Investors braving the markets must be attentive not only to fundamentals and trends, but also to their own psychological tendencies. The fields of behavioral economics and finance have taught us that decision-making biases have the potential to significantly affect investment returns. Thus, engaging in some metacognitive reflection before pressing that execute button is likely in your best interests.
One common bias, which has to do with risk-attitudes, is explained in Kahneman and Tversky's (1979) renowned article on Prospect Theory (Kahneman won the 2002 Nobel Prize in Economics for this stream of research). Prospect Theory suggests that people treat the potential for gain differently depending on whether they are situated in a profit or a loss position. If they are in a loss position, they will be more risk-seeking, whereas if they are in a profit position, they will be more risk-averse.
Without question, this is a bias that has affected my investment decisions. For example, I purchased shares ($50.00 pre-split) in Coca-Cola (NYSE:KO) during September, 2008 when they were somewhat depressed from the financial crisis. I held them through December, 2011 up to $68.47, but sold them then because I thought the run was over and wanted to lock-in the profit. In hindsight, had I been less risk-averse and held on to the position until August, 2012, I could have liquidated my position at a much higher level (above $80.00 per share).
As an example of risk-seeking in a loss position, let's look at Research In Motion (RIMM). Ouch! I initiated a position in RIMM in April, 2011 at $51.51 per share. It seemed like a good value opportunity, the markets were doing well (see overconfidence below), and I was looking to take on a little more risk. The stock continued to suffer, making the value appear even better, so I initiated a second position in October, 2011 at $20.38 per share. We all know how this one has turned out so far. RIMM is now trading well below $10.00 per share, and I continue to hold both positions. Rationally, I believe I should be liquidating these positions; however, I haven't been able to push the button yet because the hope always remains, and what's left to lose when the position has already declined so significantly? There's always the potential for a BB10 rebound, right?

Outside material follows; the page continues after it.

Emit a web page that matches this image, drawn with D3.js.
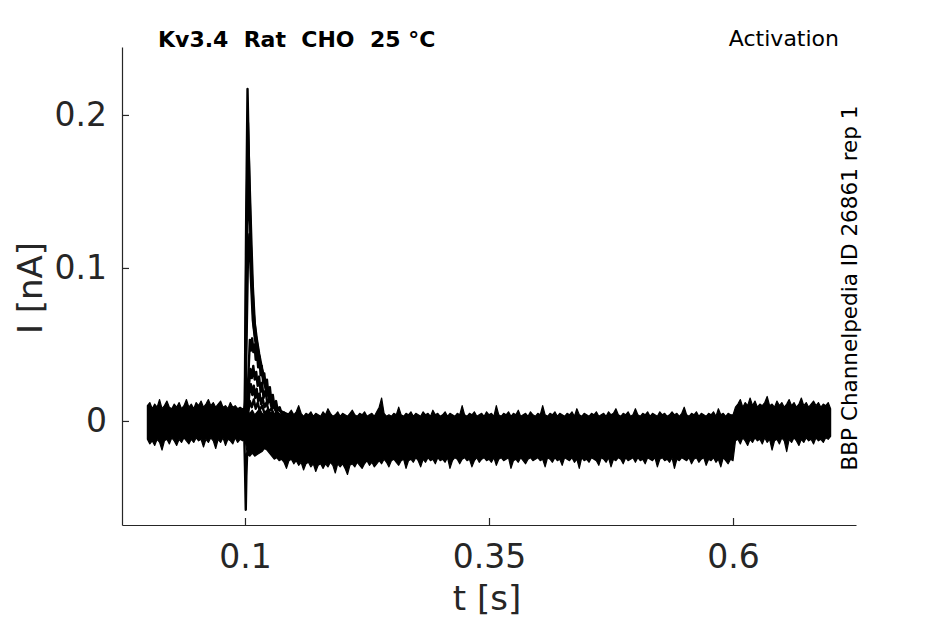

My behavior in both examples is well explained by Prospect Theory: risk-averse in a gain position and risk-seeking in a loss position. The key to dealing with this kind of bias is to remain disciplined and independent of one's position or expectations when analyzing an investment opportunity. Easier said than done, in my experience, but at least with awareness comes the potential to make better decisions in the future.
A second common bias afflicting many investors is overconfidence: they overestimate their ability to achieve above-benchmark investment returns. Overconfident investors jeopardize returns by underestimating risk, trading more frequently, as well as over-reacting to private information and under-reacting to public information (Chuang and Lee 2006). For example, in the case of RIMM above, I over-attributed my overall investment returns to my own stock-picking decisions and under-attributed them to the general rise in the market. These attributions made me feel confident in my abilities, leading me to underestimate the risk of purchasing a declining technology stock like RIMM.
Overconfidence is even associated with some interesting phenomena, such as investors over-allocating investment funds to their sector of employment, leading them to take on undue risk and experience depressed returns (Dǿskeland and Hvide 2011). So you, as a marketer - for example - might think that you posses asymmetric information about Kraft (NASDAQ:KRFT) or Clorox (NYSE:CLX); however, in all likelihood you are overestimating the uniqueness and precision of that information and its potential to impact the movement of those stocks.
So how can you reduce overconfidence (Arkes et al. 1987)? One way is to receive feedback on your performance by keeping track of the good, the bad, and the ugly in your portfolio; it is, obviously, important to be honest with yourself when engaging in this process. A second way is to think through and prepare an argument about your decisions (assuming a critical audience). This potentially forces you to both elaborate on your reasoning and engage in counter-factual thinking. Seeking Alpha seems as if it can play a role in both of these strategies, particularly the second. The message here, then, is: don't be shy to share your analysis and opinions because it could make you a better investor!
In conclusion, there are a number of biases - including those related to risk-attitudes and overconfidence - that can impact your investment decisions. Developing an awareness of these biases, as well as strategies for mitigating them, should help you to improve your potential for higher investment returns.